After you determine which profiles have the authority to CHGUSRPRF, use the DSPPGMADP for each account for a list of programs which adopt authority. When you find the program which updates profiles, verify if it is legitimate (for your environment) and who has authority to the program else delete.
You can also DSPJRN of your QAUDJRN to view who or what has updated that user profile. Check your sysvals for QAUDCTL and QAUDLVL to verify it is activated, if not change the value(s). Then CHGOBJAUD for the user profile and whenever it is changed, the audit journal will catch it.
Shouldn’t someone tell this person that they are violating the orgs security rules and that a repeat of the issue will result in termination. I would think you need to disable this person’s log-in until they agree.
The history log would, I believe, give some information on this change.
1. Determine who has qsecofr or *secadm authority
2. Get a list of all program object owned by these id’s
3. Reduce the list to just the programs that use owner authority
– either one of these contains the code
– one of these calls a program with adopted authority that changes contains the code
<– this could include a command line within a screen that uses QCMDEXEC provide again that the program has
object owner authority and is owned by an id with the authoritys.
4. This command could be issued from navigator but only by an id with that level of authority.
You make it sound as if the user is intentionally changing his/her authority.
Not a programmer, operator, sysadm, database administrator, auditor but a user?
They don’t generally have this skill, knowledge or the reason.
They generally do what they’ve been told.

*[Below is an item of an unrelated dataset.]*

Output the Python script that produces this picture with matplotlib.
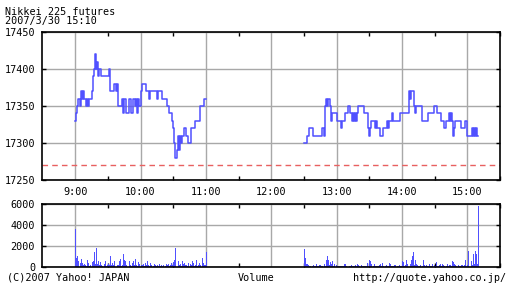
import numpy as np
import matplotlib
matplotlib.use('Agg')
import matplotlib.pyplot as plt
from matplotlib.ticker import FixedLocator

plt.rcParams['font.family'] = ['DejaVu Sans Mono']
plt.rcParams['font.size'] = 7.3

# price change points (time, price), drawn as steps
am_times = ['9:00', '9:01', '9:02', '9:03', '9:04', '9:05', '9:06', '9:07', '9:08', '9:10',
            '9:11', '9:12', '9:13', '9:15', '9:16', '9:17', '9:18', '9:19', '9:20', '9:21',
            '9:22', '9:24', '9:31', '9:32', '9:36', '9:37', '9:38', '9:39', '9:43', '9:44',
            '9:45', '9:47', '9:49', '9:51', '9:53', '9:55', '9:56', '9:57', '9:58', '9:59',
            '10:00', '10:01', '10:05', '10:08', '10:09', '10:15', '10:16', '10:20', '10:24', '10:26',
            '10:29', '10:30', '10:31', '10:32', '10:33', '10:34', '10:35', '10:36', '10:37', '10:38',
            '10:40', '10:42', '10:44', '10:46', '10:50', '10:55', '10:58', '11:00']
am_prices = [17330, 17340, 17350, 17360, 17350, 17370, 17360, 17370, 17360, 17350,
             17360, 17350, 17360, 17370, 17390, 17400, 17420, 17400, 17410, 17390,
             17400, 17390, 17400, 17370, 17380, 17370, 17380, 17350, 17360, 17340,
             17360, 17340, 17360, 17340, 17360, 17350, 17360, 17340, 17360, 17350,
             17370, 17380, 17370, 17360, 17370, 17360, 17370, 17360, 17350, 17340,
             17330, 17320, 17300, 17280, 17290, 17310, 17290, 17310, 17300, 17310,
             17320, 17310, 17300, 17320, 17330, 17350, 17360, 17360]

pm_times = ['12:30', '12:33', '12:35', '12:38', '12:47', '12:48', '12:49', '12:50', '12:51', '12:52',
            '12:54', '12:55', '12:56', '13:00', '13:04', '13:05', '13:08', '13:10', '13:12', '13:14',
            '13:15', '13:16', '13:17', '13:18', '13:19', '13:20', '13:25', '13:29', '13:30', '13:31',
            '13:32', '13:35', '13:36', '13:37', '13:40', '13:43', '13:46', '13:47', '13:48', '13:51',
            '13:52', '13:58', '14:06', '14:07', '14:08', '14:11', '14:12', '14:13', '14:18', '14:24',
            '14:29', '14:32', '14:36', '14:39', '14:40', '14:43', '14:44', '14:45', '14:46', '14:47',
            '14:48', '14:49', '14:54', '14:58', '15:00', '15:04', '15:05', '15:06', '15:07', '15:08',
            '15:09', '15:10']
pm_prices = [17300, 17310, 17320, 17310, 17320, 17310, 17350, 17360, 17350, 17360,
             17350, 17330, 17340, 17330, 17320, 17330, 17340, 17350, 17340, 17330,
             17340, 17330, 17340, 17330, 17340, 17350, 17340, 17320, 17310, 17320,
             17330, 17320, 17330, 17320, 17310, 17320, 17330, 17320, 17330, 17340,
             17330, 17340, 17370, 17360, 17370, 17350, 17340, 17350, 17330, 17340,
             17350, 17340, 17330, 17320, 17330, 17340, 17330, 17340, 17330, 17310,
             17320, 17330, 17320, 17330, 17310, 17320, 17310, 17320, 17310, 17320,
             17310, 17310]

prev_close = 17270

# volume per minute, morning from 9:00, afternoon from 12:30
vol_am_start = '9:00'
vol_am = [3620, 860, 1070, 530, 380, 760, 380, 150, 280, 220, 120, 640, 380, 100, 220, 440,
          530, 1450, 250, 1840, 280, 530, 220, 500, 220, 100, 280, 530, 120, 220, 280, 150,
          1050, 180, 380, 220, 530, 100, 220, 150, 530, 760, 120, 220, 1210, 700, 530, 150,
          280, 530, 220, 100, 350, 530, 150, 800, 220, 120, 440, 300, 150, 220, 280, 100,
          380, 150, 530, 220, 100, 380, 220, 120, 280, 220, 100, 150, 80, 300, 100, 220,
          80, 150, 120, 280, 220, 280, 100, 220, 350, 150, 440, 700, 1810, 860, 530, 150,
          280, 120, 530, 280, 380, 150, 220, 100, 350, 300, 150, 530, 380, 120, 220, 640,
          100, 220, 380, 150, 860, 380, 150, 220, 1390]
vol_pm_start = '12:30'
vol_pm = [1680, 870, 320, 320, 190, 100, 130, 80, 190, 130, 80, 320, 130, 80, 190, 190,
          80, 130, 320, 130, 710, 1030, 650, 190, 450, 320, 550, 130, 320, 190, 100, 130,
          130, 80, 130, 100, 80, 320, 260, 100, 190, 130, 80, 190, 130, 100, 80, 190,
          130, 320, 190, 80, 190, 100, 130, 80, 100, 130, 390, 130, 650, 550, 320, 100,
          260, 130, 80, 130, 100, 190, 320, 130, 390, 130, 80, 190, 130, 100, 390, 320,
          80, 130, 100, 190, 230, 80, 130, 230, 100, 130, 550, 450, 100, 230, 710, 320,
          130, 320, 710, 1030, 1420, 190, 650, 260, 230, 100, 130, 230, 80, 710, 190, 100,
          230, 130, 80, 320, 130, 100, 320, 230, 100, 450, 130, 80, 190, 260, 100, 320,
          190, 80, 130, 320, 100, 230, 230, 130, 550, 450, 320, 230, 100, 230, 130, 80,
          190, 230, 100, 230, 700, 130, 230, 1520, 1360, 550, 230, 1200, 320, 1520, 1200, 320,
          5800]

hour_labels = ['9:00', '10:00', '11:00', '12:00', '13:00', '14:00', '15:00']


def to_min(t):
    h, m = t.split(':')
    return (int(h) - 9) * 60 + int(m)


blue = '#5050ff'
grid_c = '#a8a8a8'

fig = plt.figure(figsize=(5.12, 2.88), dpi=100)
ax = fig.add_axes([42 / 512, 1 - 180 / 288, 458 / 512, 148 / 288])
axv = fig.add_axes([42 / 512, 1 - 267 / 288, 458 / 512, 63 / 288])

hours = [to_min(h) for h in hour_labels]
halves = [h + 30 for h in hours]

for a in (ax, axv):
    a.set_xlim(-30.5, 390)
    a.xaxis.set_major_locator(FixedLocator(hours))
    a.xaxis.set_minor_locator(FixedLocator(halves))
    a.grid(True, color=grid_c, linewidth=1)
    a.set_axisbelow(True)
    a.tick_params(axis='both', which='both', direction='in', top=True, right=True,
                  length=3, width=1, colors='black', labelsize=7.3, pad=5)
    a.tick_params(axis='x', which='major', length=0)
    for s in a.spines.values():
        s.set_linewidth(1.2)

ax.plot([to_min(t) for t in am_times], am_prices, drawstyle='steps-post', color=blue, lw=1.1)
ax.plot([to_min(t) for t in pm_times], pm_prices, drawstyle='steps-post', color=blue, lw=1.1)
ax.axhline(prev_close, color='#e86060', lw=1, ls=(0, (4, 3)))
ax.set_ylim(17250, 17450)
ax.set_yticks([17250, 17300, 17350, 17400, 17450])
ax.set_xticklabels(hour_labels)
ax.tick_params(axis='x', pad=5)

xa = to_min(vol_am_start) + np.arange(len(vol_am))
xp = to_min(vol_pm_start) + np.arange(len(vol_pm))
axv.bar(xa, vol_am, width=0.9, color=blue, align='edge', linewidth=0)
axv.bar(xp, vol_pm, width=0.9, color=blue, align='edge', linewidth=0)
axv.set_ylim(0, 6000)
axv.set_yticks([0, 2000, 4000, 6000])
axv.set_xticklabels([])

fig.text(5 / 512, 1 - 12 / 288, 'Nikkei 225 futures', va='center', ha='left')
fig.text(5 / 512, 1 - 21 / 288, '2007/3/30 15:10', va='center', ha='left')
fig.text(7 / 512, 1 - 278 / 288, '(C)2007 Yahoo! JAPAN', va='center', ha='left')
fig.text(256 / 512, 1 - 278 / 288, 'Volume', va='center', ha='center')
fig.text(506 / 512, 1 - 278 / 288, 'http://quote.yahoo.co.jp/', va='center', ha='right')

fig.savefig('out.png', dpi=100)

If this is an intentional action by the user, then we, your loyal advisors, have a consensus:
1. You shouldn’t have to search for their method of breaking the security.
2. The user should tell you what he/she did.
3. The user should be given a time-out and forced to sit in the corner with a pointed hat.
At first we had a harsher penalty, but in cases like this the death sentence has been ineffective.
Of course, the user might be innocent and a program he/she is running is doing this.
They may be using another profile that has the same authority as QSECOFR signing on as that user and changing their own profile.
You can create a file of the current user profile data and use Query to see if there is a profile or profiles may be using.
First create a file that will contain current user profile information:
SBMJOB CMD(DSPUSRPRF USRPRF(*ALL) OUTPUT(*OUTFILE)
Now you can query the “PROFILES” file created to find unused profiles, under-secured profiles and other profile problems.
Now Query the file (WRKQRY) to see which profiles have the SECADM special authority.
This record selection will display all user profiles with SECADM:
Field Test Value (Field, Number, ‘Characters’, or …)
UPSPAU LIKE ‘%SECADM%’
You may also want to look at all profiles with *ALLOBJ. On a secure system basic users should have *NONE.